Cooper made the announcement on Sunday morning. The mayor has ordered all businesses in Davidson County that do not perform essential services to close for 14 days.

Jeff Balser, with Vanderbilt University Medical Center released the following statement in support of Mayor Cooper’s order:

“With the number of cases of COVID-19 rising rapidly, Nashvillians need to take every step now to slow the spread of the virus – to preserve precious healthcare resources to care for those who will soon need them.  Mayor Cooper’s Safer at Home Order will save lives.

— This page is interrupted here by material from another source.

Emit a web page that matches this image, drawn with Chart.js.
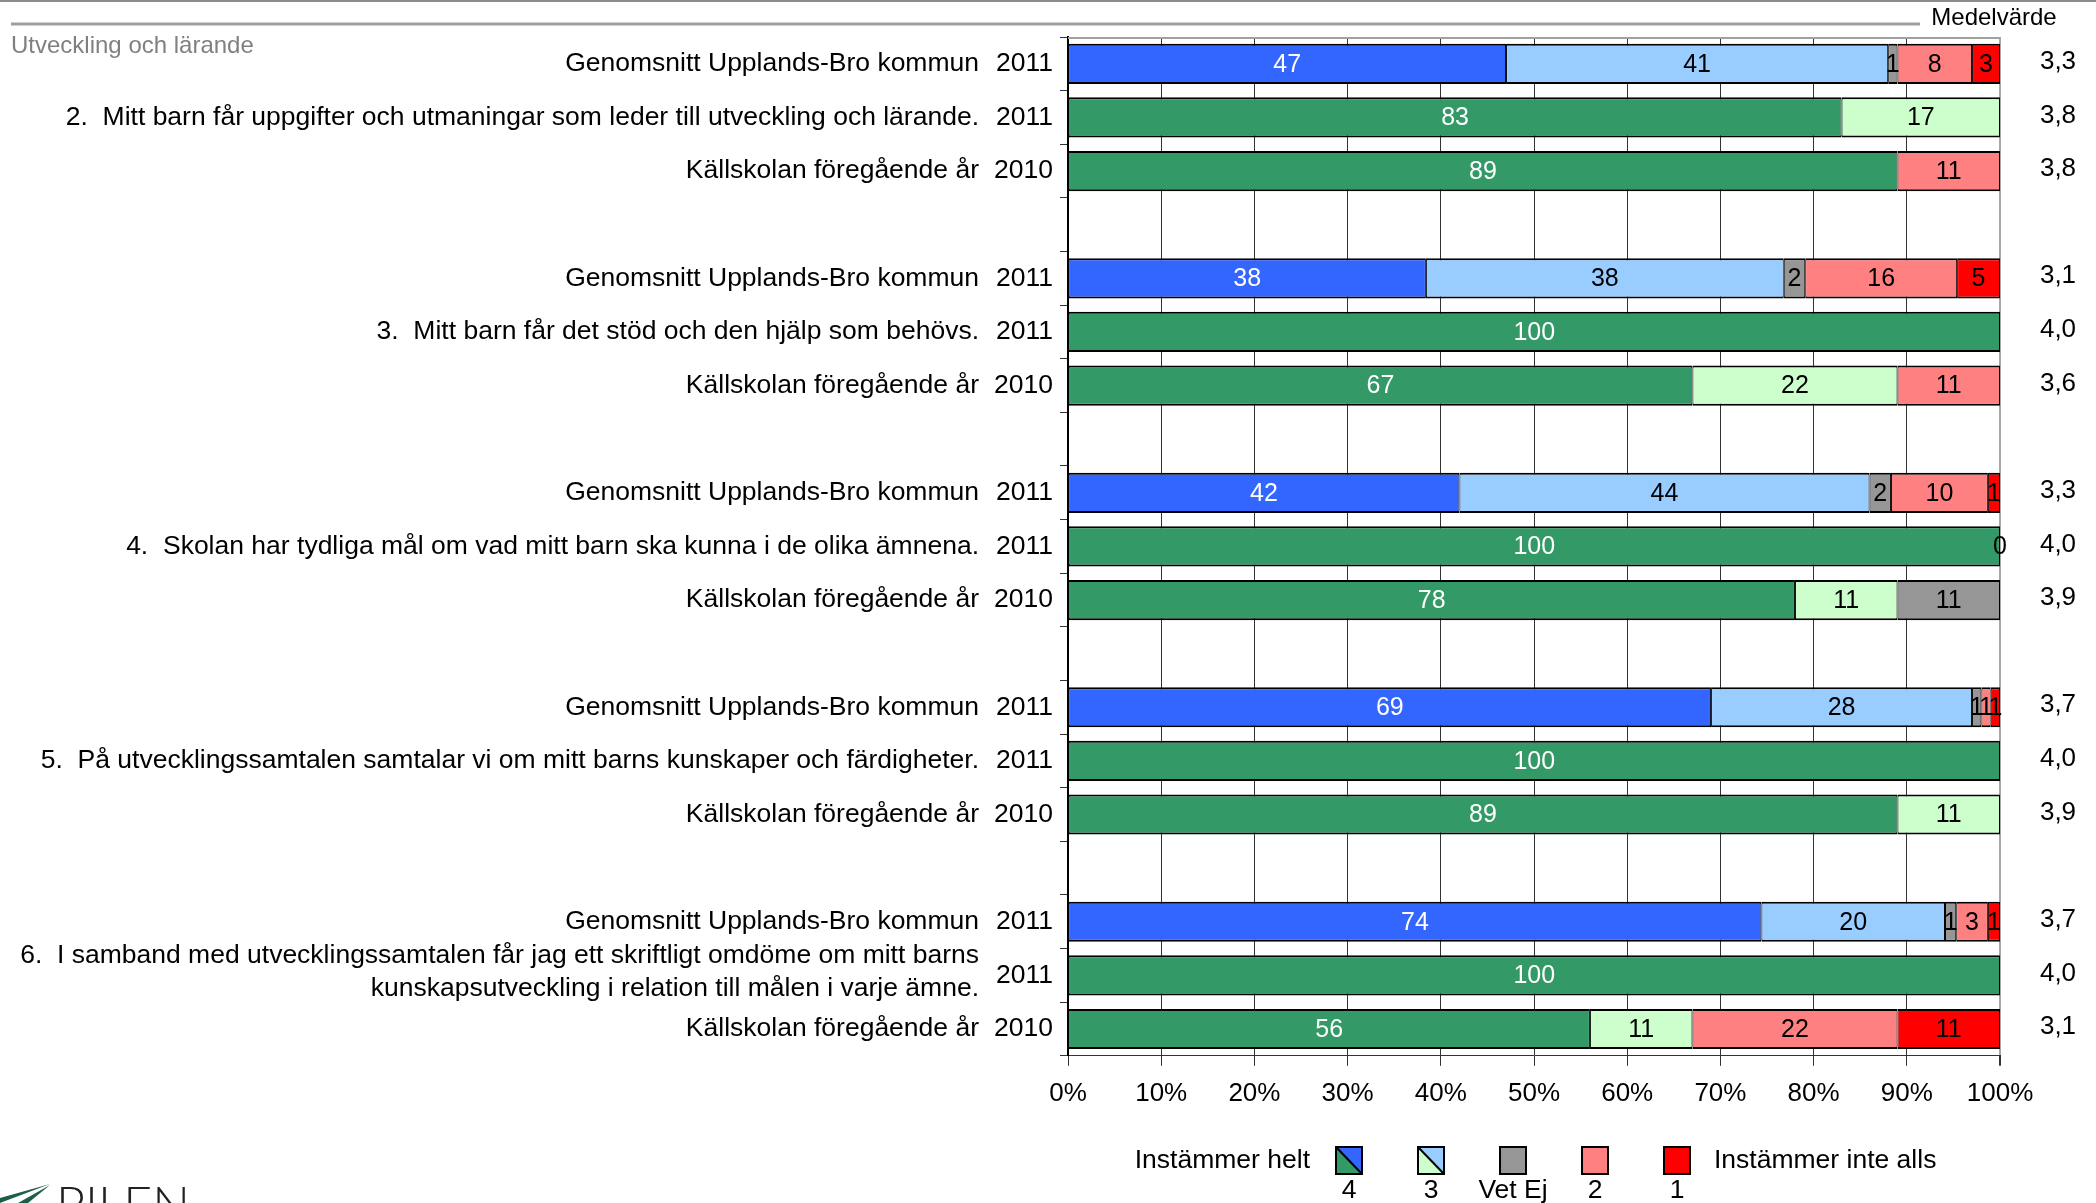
<!DOCTYPE html>
<html><head><meta charset="utf-8">
<script src="https://cdn.jsdelivr.net/npm/chart.js@4.4.0/dist/chart.umd.min.js"></script>
<style>html,body{margin:0;padding:0;background:#fff;overflow:hidden}canvas{display:block}</style>
</head><body>
<canvas id="c" width="2096" height="1203"></canvas>
<script>
// ---------- DATA ----------
const sectionTitle = "Utveckling och lärande";
const meanTitle = "Medelvärde";
const rowLabels = [
  "Genomsnitt Upplands-Bro kommun",
  "2.  Mitt barn får uppgifter och utmaningar som leder till utveckling och lärande.",
  "Källskolan föregående år",
  "",
  "Genomsnitt Upplands-Bro kommun",
  "3.  Mitt barn får det stöd och den hjälp som behövs.",
  "Källskolan föregående år",
  "",
  "Genomsnitt Upplands-Bro kommun",
  "4.  Skolan har tydliga mål om vad mitt barn ska kunna i de olika ämnena.",
  "Källskolan föregående år",
  "",
  "Genomsnitt Upplands-Bro kommun",
  "5.  På utvecklingssamtalen samtalar vi om mitt barns kunskaper och färdigheter.",
  "Källskolan föregående år",
  "",
  "Genomsnitt Upplands-Bro kommun",
  "6.  I samband med utvecklingssamtalen får jag ett skriftligt omdöme om mitt barns\nkunskapsutveckling i relation till målen i varje ämne.",
  "Källskolan föregående år"
];
const rowYears = ["2011","2011","2010","","2011","2011","2010","","2011","2011","2010","","2011","2011","2010","","2011","2011","2010"];
const rowType  = ["k","s","s","","k","s","s","","k","s","s","","k","s","s","","k","s","s"];
const meanValues = ["3,3","3,8","3,8","","3,1","4,0","3,6","","3,3","4,0","3,9","","3,7","4,0","3,9","","3,7","4,0","3,1"];

const seriesNames = ["4","3","Vet Ej","2","1"];
const val4   = [47, 83, 89, null, 38.4, 100, 67, null, 42.0, 100, 78, null, 69, 100, 89, null, 74.4, 100, 56];
const val3   = [41, 17, null, null, 38.4, null, 22, null, 44.0, null, 11, null, 28, null, 11, null, 19.7, null, 11];
const valVet = [1, null, null, null, 2.3, null, null, null, 2.3, null, 11, null, 1, null, null, null, 1.2, null, null];
const val2   = [8, null, 11, null, 16.3, null, 11, null, 10.4, null, null, null, 1, null, null, null, 3.4, null, 22];
const val1   = [3, null, null, null, 4.6, null, null, null, 1.3, 0, null, null, 1, null, null, null, 1.3, null, 11];

const legendLeftText = "Instämmer helt";
const legendRightText = "Instämmer inte alls";

// ---------- STYLE ----------
const kommunColors = ['#3366FF','#99CCFF','#969696','#FF8080','#FF0000'];
const schoolColors = ['#339966','#CCFFCC','#969696','#FF8080','#FF0000'];
const labelColors  = ['#FFFFFF','#000000','#000000','#000000','#000000'];
const FONT = "'Liberation Sans', Arial, Helvetica, sans-serif";

Chart.defaults.font.family = FONT;
Chart.defaults.font.size = 26;
Chart.defaults.color = '#000';

const allValues = [val4, val3, valVet, val2, val1];
const datasets = allValues.map((arr, di) => ({
  label: seriesNames[di],
  data: arr,
  backgroundColor: ctx => (rowType[ctx.dataIndex] === 'k' ? kommunColors : schoolColors)[di],
  borderColor: '#000',
  borderWidth: {top: 2, bottom: 2, left: 1, right: 1},
  borderSkipped: false,
  barPercentage: 0.75,
  categoryPercentage: 1.0
}));

const decorPlugin = {
  id: 'decor',
  beforeDatasetsDraw(chart) {
    const {ctx, chartArea: a} = chart;
    ctx.save();
    ctx.strokeStyle = '#a0a0a0';
    ctx.lineWidth = 2;
    ctx.beginPath(); ctx.moveTo(a.left, a.top + 1); ctx.lineTo(a.right, a.top + 1); ctx.stroke();
    ctx.restore();
  },
  afterDatasetsDraw(chart) {
    const {ctx} = chart;
    const y = chart.scales.y;
    ctx.save();
    // bar value labels
    ctx.font = `25px ${FONT}`;
    ctx.textAlign = 'center';
    ctx.textBaseline = 'middle';
    chart.data.datasets.forEach((ds, di) => {
      const meta = chart.getDatasetMeta(di);
      meta.data.forEach((el, i) => {
        const v = ds.data[i];
        if (v === null || v === undefined) return;
        ctx.fillStyle = labelColors[di];
        ctx.fillText(String(Math.round(v)), (el.x + el.base) / 2, el.y + 1);
      });
    });
    // left labels
    ctx.fillStyle = '#000';
    ctx.font = `26.5px ${FONT}`;
    ctx.textAlign = 'right';
    rowLabels.forEach((lab, i) => {
      const py = y.getPixelForValue(i);
      if (lab) {
        const lines = lab.split('\n');
        const lh = 33;
        const off = lines.length > 1 ? -3 : 0;
        lines.forEach((ln, k) => {
          ctx.fillText(ln, 979, py + off + (k - (lines.length - 1) / 2) * lh);
        });
      }
      if (rowYears[i]) ctx.fillText(rowYears[i], 1053, py);
    });
    // mean values
    ctx.textAlign = 'center';
    ctx.font = `26px ${FONT}`;
    meanValues.forEach((m, i) => {
      if (m) ctx.fillText(m, 2058, y.getPixelForValue(i) - 2);
    });
    ctx.font = `24px ${FONT}`;
    ctx.fillText(meanTitle, 1994, 18);
    // section title
    ctx.fillStyle = '#808080';
    ctx.textAlign = 'left';
    ctx.font = `24px ${FONT}`;
    ctx.fillText(sectionTitle, 11, 46);
    // top lines
    ctx.strokeStyle = '#8c8c8c';
    ctx.lineWidth = 2;
    ctx.beginPath(); ctx.moveTo(0, 1); ctx.lineTo(2096, 1); ctx.stroke();
    ctx.strokeStyle = '#a0a0a0';
    ctx.lineWidth = 3;
    ctx.beginPath(); ctx.moveTo(11, 24); ctx.lineTo(1920, 24); ctx.stroke();

    // legend
    const lx = [1349, 1431, 1513, 1595, 1677];
    const sw = 26, sh = 27, sTop = 1147;
    ctx.fillStyle = '#000';
    ctx.font = `26.5px ${FONT}`;
    ctx.textAlign = 'right';
    ctx.fillText(legendLeftText, 1310, 1161);
    ctx.textAlign = 'left';
    ctx.fillText(legendRightText, 1714, 1161);
    seriesNames.forEach((nm, k) => {
      const x0 = lx[k] - sw / 2, y0 = sTop;
      if (kommunColors[k] !== schoolColors[k]) {
        ctx.fillStyle = kommunColors[k];
        ctx.beginPath(); ctx.moveTo(x0, y0); ctx.lineTo(x0 + sw, y0); ctx.lineTo(x0 + sw, y0 + sh); ctx.closePath(); ctx.fill();
        ctx.fillStyle = schoolColors[k];
        ctx.beginPath(); ctx.moveTo(x0, y0); ctx.lineTo(x0, y0 + sh); ctx.lineTo(x0 + sw, y0 + sh); ctx.closePath(); ctx.fill();
        ctx.strokeStyle = '#000'; ctx.lineWidth = 2;
        ctx.beginPath(); ctx.moveTo(x0, y0); ctx.lineTo(x0 + sw, y0 + sh); ctx.stroke();
      } else {
        ctx.fillStyle = kommunColors[k];
        ctx.fillRect(x0, y0, sw, sh);
      }
      ctx.strokeStyle = '#000'; ctx.lineWidth = 2;
      ctx.strokeRect(x0, y0, sw, sh);
      ctx.fillStyle = '#000';
      ctx.textAlign = 'center';
      ctx.fillText(nm, lx[k], 1191);
    });

    // logo (partially cut)
    ctx.fillStyle = '#1d5e4b';
    ctx.beginPath(); ctx.moveTo(0, 1198); ctx.lineTo(50, 1184); ctx.lineTo(0, 1203); ctx.closePath(); ctx.fill();
    ctx.beginPath(); ctx.moveTo(18, 1203); ctx.lineTo(50, 1185); ctx.lineTo(28, 1203); ctx.closePath(); ctx.fill();
    ctx.fillStyle = '#222';
    ctx.textAlign = 'left';
    ctx.textBaseline = 'alphabetic';
    ctx.font = `300 50px Lato, ${FONT}`;
    ctx.fillText('PILEN', 56, 1222);
    ctx.restore();
  }
};

new Chart(document.getElementById('c'), {
  type: 'bar',
  data: { labels: rowLabels.map((l, i) => i), datasets },
  options: {
    indexAxis: 'y',
    responsive: false,
    animation: false,
    devicePixelRatio: 1,
    layout: { padding: { left: 1060, right: 96, top: 37, bottom: 82 } },
    plugins: { legend: { display: false }, tooltip: { enabled: false } },
    scales: {
      x: {
        type: 'linear', stacked: true, min: 0, max: 100,
        ticks: { stepSize: 10, callback: v => v + '%', padding: 12, color: '#000', font: { size: 26 }, maxRotation: 0 },
        grid: {
          color: c => (c.tick && c.tick.value === 100) ? '#a8a8a8' : '#333',
          lineWidth: c => (c.tick && c.tick.value === 100) ? 2 : 1,
          tickColor: '#333', tickLength: 10
        },
        border: { display: true, color: '#333', width: 1 }
      },
      y: {
        type: 'category', stacked: true, offset: true,
        ticks: { display: false },
        grid: { offset: true, drawOnChartArea: false, drawTicks: true, tickLength: 8, color: '#333' },
        border: { display: true, color: '#000', width: 2 }
      }
    }
  },
  plugins: [decorPlugin]
});
</script>
</body></html>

By following the order, we can reduce the number of people who need hospitalization all at once, enabling us to manage the coming COVID-19 patients while also serving people with many other conditions, like heart disease and cancer, who will continue to need us.”

Jeff Balser, Vanderbilt University

The “Safer At Home” Order, which will go into effect at 12:01 a.m. on Monday, March 23.

Most patients with COVID-19 have a mild respiratory illness including fever, cough and shortness of breath. The Tennessee Department of Health strongly encourages Tennesseans to wash your hands often with soap and water and to not touch your eyes, nose or mouth with unwashed hands.

The CDC recommends that organizers (whether groups or individuals) cancel or postpone in-person events that consist of 10 people or more throughout the United States.

High-risk individuals are defined as adults over 60 years old or people of any age with serious chronic medical conditions such as: Heart disease, diabetes, or lung disease.

The Tennessee Department of Health offers a COVID-19 Public Information Line at 877-857-2945, with information available daily from 10 a.m. to 10 p.m. Central Time.